Actor pushes emotion beyond credible range — overexaggerated gestures, voice projection, facial expressions. Medium to close-up kills it; long shot might carry it.
On set, you recognize over-acting immediately: The actor squints as if staring into the light, throws their arms up like a bird, and speaks every word with theatrical elongation. The camera—especially in a close-up—doesn't forgive this. It sees every strain, every muscle cramp, every artificial movement. What might still be convincing on stage 30 meters away becomes a parody in front of a 35mm lens.
The problem usually arises from insecurity or incorrect direction. An actor who doesn't know how subtle film acting needs to be compensates with volume and gestures. Your job as a director is then to curb this—not through criticism, but through trust. "Less. That was too much. Try again, but as if no one were watching you." The best rule: What you see in the monitor in a close-up is already too much. Resist it.
Over-acting also occurs due to the wrong distance between the camera and the performer. An actor who played for a long shot will appear too large if you suddenly cut to a close-up. The proportions no longer fit. The solution here: Clarify in pre-production which shot sizes will be filmed and calibrate the actor accordingly. In a wide shot, you can play bigger; the closer the camera, the more subdued the performance. This isn't a rule, but physics of the medium.

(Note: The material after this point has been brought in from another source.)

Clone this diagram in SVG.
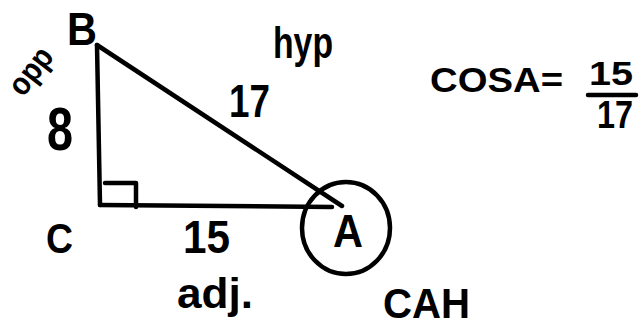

Sometimes, over-acting is consciously needed—in comedies, horror, or when the staging is absurdist. Then it's not over-acting, but style. The difference lies in intent. If you want it, you call it "stylized"; if it happens because the actor doesn't know what they're doing, it's a mistake. In the edit, you'll then notice if the scene works or if you need to shoot re-takes.
Tip: Let actors play multiple takes—one internal, one normal, one over-acted. In the edit, you'll then have a choice. Sometimes the version that seemed too quiet on set works perfectly in the edited context.